Pricing Migration Strategy
Pricing Migration Strategy: A pricing migration strategy is the plan for transitioning existing customers from old pricing to new pricing — including timing, communication, grandfathering policies, and customer segmentation.
Pricing migration is where many pricing transformations succeed or fail. You can design the perfect new pricing model, but if the migration alienates existing customers, you'll lose more revenue than you gain. Common approaches include grandfathering (keeping existing customers on old pricing), sunset periods (giving customers time to adapt), and immediate migration with added value.
The right approach depends on how dramatically pricing is changing, whether customers are gaining or losing value, and your competitive position. Migrations that add value (new features, better support) while adjusting prices are much easier to execute than pure price increases.

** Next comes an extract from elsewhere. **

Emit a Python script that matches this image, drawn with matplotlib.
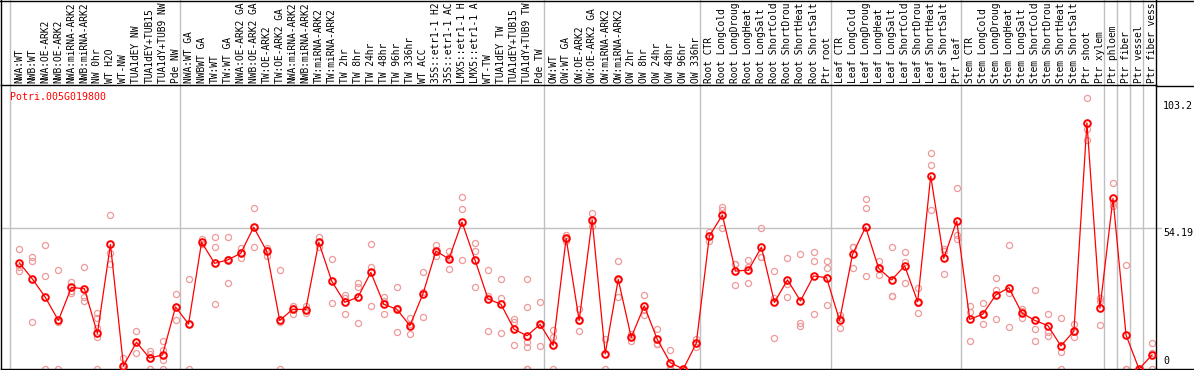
import matplotlib
matplotlib.use("Agg")
import matplotlib.pyplot as plt
from matplotlib.lines import Line2D
import matplotlib.transforms as mtransforms

gene_id = "Potri.005G019800"

group_sizes = [13, 28, 12, 10, 10, 11, 1, 1, 1, 1]

# sample labels as they show in the strip above the plot (cut to 14 chars)
samples = [
    "NWA:WT", "NWB:WT", "NWA:OE-ARK2", "NWB:OE-ARK2", "NWA:miRNA-ARK2", "NWB:miRNA-ARK2",
    "NW 0hr", "WT H2O", "WT-NW", "TUA1dEY NW", "TUA1dEY+TUB15", "TUA1dY+TUB9 NW", "Pde NW",
    "NWA:WT GA", "NWBWT GA", "TW:WT", "TW:WT GA", "NWA:OE-ARK2 GA", "NWB:OE-ARK2 GA",
    "TW:OE-ARK2", "TW:OE-ARK2 GA", "NWA:miRNA-ARK2", "NWB:miRNA-ARK2", "TW:miRNA-ARK2",
    "TW:miRNA-ARK2", "TW 2hr", "TW 8hr", "TW 24hr", "TW 48hr", "TW 96hr", "TW 336hr",
    "WT ACC", "35S::etr1-1 H2", "35S::etr1-1 AC", "LMX5::etr1-1 H", "LMX5::etr1-1 A",
    "WT-TW", "TUA1dEY TW", "TUA1dEY+TUB15", "TUA1dY+TUB9 TW", "Pde TW",
    "OW:WT", "OW:WT GA", "OW:OE-ARK2", "OW:OE-ARK2 GA", "OW:miRNA-ARK2", "OW:miRNA-ARK2",
    "OW 2hr", "OW 8hr", "OW 24hr", "OW 48hr", "OW 96hr", "OW 336hr",
    "Root CTR", "Root LongCold", "Root LongDroug", "Root LongHeat", "Root LongSalt",
    "Root ShortCold", "Root ShortDrou", "Root ShortHeat", "Root ShortSalt", "Ptr root",
    "Leaf CTR", "Leaf LongCold", "Leaf LongDroug", "Leaf LongHeat", "Leaf LongSalt",
    "Leaf ShortCold", "Leaf ShortDrou", "Leaf ShortHeat", "Leaf ShortSalt", "Ptr leaf",
    "Stem CTR", "Stem LongCold", "Stem LongDroug", "Stem LongHeat", "Stem LongSalt",
    "Stem ShortCold", "Stem ShortDrou", "Stem ShortHeat", "Stem ShortSalt", "Ptr shoot",
    "Ptr xylem", "Ptr phloem", "Ptr fiber", "Ptr vessel", "Ptr fiber vess",
]

means = [
    40.9, 34.7, 27.6, 18.7, 31.4, 30.9, 13.7, 48.0, 1.2, 10.3, 4.2, 5.4, 23.9,
    17.3, 48.8, 40.7, 42.0, 44.5, 54.6, 45.4, 18.7, 23.0, 22.9, 48.8, 33.8, 25.7, 27.6,
    37.2, 24.9, 23.0, 16.7, 28.9, 45.4, 42.4, 56.6, 42.0, 27.0, 24.9, 15.3, 12.8, 17.2,
    9.1, 50.3, 18.7, 57.4, 5.8, 34.5, 12.2, 24.3, 11.4, 2.4, 0.0, 10.0,
    51.2, 59.3, 37.7, 38.1, 46.9, 25.7, 34.3, 26.2, 35.8, 35.2,
    18.7, 44.2, 54.6, 38.8, 34.3, 39.7, 25.9, 74.3, 42.6, 57.0,
    19.1, 21.1, 28.5, 31.3, 21.6, 18.7, 16.7, 8.9, 14.6, 94.8, 23.4,
    65.7, 13.1, 0.0, 5.4,
]

replicates = [
    [46.1, 39.4, 37.7], [43.1, 41.6, 18.2], [47.6, 35.7, 0.0], [38.0, 18.1, 0.0],
    [33.6, 30.2, 29.1], [39.2, 27.6, 26.1], [21.4, 19.5, 15.9, 12.2, 0.0],
    [59.3, 44.5, 40.3], [4.1, 0.0, 0.0], [14.5, 10.3, 6.2], [6.9, 5.7, 0.0],
    [10.8, 7.5, 3.5, 0.0], [29.0, 24.0, 18.7],
    [34.5, 17.4, 0.0], [50.1, 48.8, 48.0], [50.7, 46.9, 24.9], [50.7, 42.3, 33.0],
    [46.5, 44.5, 42.6], [61.9, 54.8, 47.1], [46.7, 45.9, 43.6], [38.0, 18.1, 0.0],
    [24.4, 23.3, 21.3], [24.4, 22.9, 21.4], [50.7, 48.8, 46.9], [42.2, 33.8, 25.3],
    [28.5, 27.2, 21.3], [33.0, 31.7, 17.6], [48.0, 39.4, 24.1], [27.6, 26.0, 21.1],
    [31.5, 23.4, 14.1], [19.5, 17.2, 13.4], [37.2, 29.8, 19.9], [47.7, 45.0, 43.6],
    [45.4, 43.3, 38.5], [66.2, 61.6, 42.0], [48.4, 45.4, 31.5], [38.1, 28.2, 14.5],
    [34.5, 27.2, 13.7], [19.1, 18.0, 9.2], [34.5, 23.9, 10.5, 8.6, 0.0, 0.0],
    [25.7, 17.0, 8.9],
    [15.0, 12.2, 0.0], [51.6, 50.1, 49.3], [23.1, 18.5, 14.5], [59.9, 57.1, 55.2],
    [11.6, 5.8, 0.0], [41.6, 34.1, 27.8], [13.3, 12.4, 10.8], [28.5, 22.7, 20.8],
    [15.3, 9.5, 9.5], [7.2, 0.0, 0.0], [0.0, 0.0, 0.0], [11.4, 10.0, 8.6],
    [52.9, 51.3, 49.4], [62.5, 61.2, 54.2], [40.5, 40.3, 32.3], [42.0, 39.3, 33.0],
    [54.2, 43.3, 43.2], [37.7, 27.2, 11.8], [42.6, 32.6, 27.6], [44.2, 17.8, 16.6],
    [45.2, 41.6, 21.1], [41.6, 38.8, 24.6],
    [20.8, 19.5, 15.9], [47.0, 46.9, 38.8], [65.3, 61.9, 35.9], [41.6, 38.6, 36.2],
    [46.9, 28.1, 28.0], [44.9, 41.3, 33.0], [31.3, 25.3, 21.4], [83.1, 78.6, 61.1],
    [46.2, 45.4, 36.5], [69.6, 51.6, 50.1],
    [24.4, 22.1, 10.9], [25.3, 20.7, 17.3], [34.9, 30.4, 19.3], [47.6, 29.1, 16.1],
    [23.1, 22.2, 19.5], [30.4, 15.3, 10.9], [21.2, 14.4, 12.7], [19.8, 6.7, 0.0],
    [17.3, 14.3, 12.3], [104.2, 92.4, 88.2], [27.2, 26.2, 16.9],
    [71.5, 63.8, 62.9], [39.9, 0.0, 0.0], [0.0, 0.0, 0.0], [9.9, 6.0, 0.0],
]

axis_ticks = [103.2, 54.19, 0]

W, H = 1194, 370
LEFT, RIGHT, TOP, BOTTOM = 1, 1156, 85, 369
X0, STEP = 19.3, 13.02      # pixel centre of first sample, pixel pitch
PX_PER_UNIT = 2.597

mono = "DejaVu Sans Mono"
grey = "#c0c0c0"
red = "#ff0000"
pink = "#ee9a9a"

fig = plt.figure(figsize=(W / 100, H / 100), dpi=100)
ax = fig.add_axes([LEFT / W, (H - BOTTOM) / H, (RIGHT - LEFT) / W, (BOTTOM - TOP) / H])
ax.set_xlim((LEFT - X0) / STEP, (RIGHT - X0) / STEP)
ax.set_ylim(0, (BOTTOM - TOP) / PX_PER_UNIT)
ax.set_xticks([])
ax.set_yticks([])
for s in ax.spines.values():
    s.set_color("black")
    s.set_linewidth(1.0)

x = list(range(len(samples)))

# replicate points
for i, reps in enumerate(replicates):
    ax.plot([i] * len(reps), reps, linestyle="none", marker="o", ms=4.4,
            mfc="none", mec=pink, mew=0.9, zorder=2)

ax.plot(x, means, color=red, lw=0.9, zorder=3)
ax.plot(x, means, linestyle="none", marker="o", ms=4.8, mfc="none",
        mec=red, mew=1.4, zorder=4)

# gridline at the middle tick
ax.axhline(axis_ticks[1], xmin=0, xmax=(1161 - LEFT) / (RIGHT - LEFT),
           color=grey, lw=1.0, zorder=1, clip_on=False)

# group separators run through the label strip
start = 0
for size in group_sizes:
    ax.axvline(start - 9 / STEP, ymin=0, ymax=1 + TOP / (BOTTOM - TOP),
               color=grey, lw=1.0, zorder=1, clip_on=False)
    start += size

# sample labels above the plot
lab_tr = mtransforms.blended_transform_factory(ax.transData, ax.transAxes)
for i, name in enumerate(samples):
    ax.text(i, 1 + 2 / (BOTTOM - TOP), name, transform=lab_tr, rotation=90,
            ha="center", va="bottom", family=mono, fontsize=6.95, clip_on=False)

ax.text((10 - X0) / STEP, (BOTTOM - 97) / PX_PER_UNIT, gene_id,
        color=red, family=mono, fontsize=7.1, ha="left", va="center")

# value labels on the right
tick_tr = mtransforms.blended_transform_factory(ax.transAxes, ax.transData)
tx = (1163 - LEFT) / (RIGHT - LEFT)
ax.text(tx, axis_ticks[0], f"{axis_ticks[0]}", transform=tick_tr, family=mono,
        fontsize=7.2, ha="left", va="top", clip_on=False)
ax.text(tx, axis_ticks[1], f"{axis_ticks[1]}", transform=tick_tr, family=mono,
        fontsize=7.2, ha="left", va="top", clip_on=False)
ax.text(tx, 1.2, f"{axis_ticks[2]}", transform=tick_tr, family=mono,
        fontsize=7.2, ha="left", va="bottom", clip_on=False)

# outer frame lines
def hline(y, x1, x2):
    fig.add_artist(Line2D([x1 / W, x2 / W], [1 - (y + 0.5) / H] * 2, color="black", lw=1.0))

def vline(xp, y1, y2):
    fig.add_artist(Line2D([(xp + 0.5) / W] * 2, [1 - y1 / H, 1 - y2 / H], color="black", lw=1.0))

hline(0, 0, W)
hline(TOP, RIGHT, W)
hline(BOTTOM - 0.5, RIGHT, W)
vline(0, 0, TOP)
vline(RIGHT - 0.5, 0, TOP)

fig.savefig("out.png", dpi=100)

Why It Matters for B2B SaaS
A botched migration can trigger mass churn and damage your reputation. A well-executed migration can actually improve customer satisfaction — by simplifying a confusing pricing model, adding value, or creating pricing that better matches how customers use the product. The migration plan should be designed and tested with the same rigor as the new pricing itself.
Frequently Asked Questions
Should you grandfather existing customers when changing pricing?
It depends on the change. For small price increases, grandfathering for 6-12 months provides a cushion. For major restructuring (changing the value metric or tier structure), you may need to migrate everyone to the new model — but with added value and adequate transition time. The worst approach is surprising customers with immediate, unexplained changes.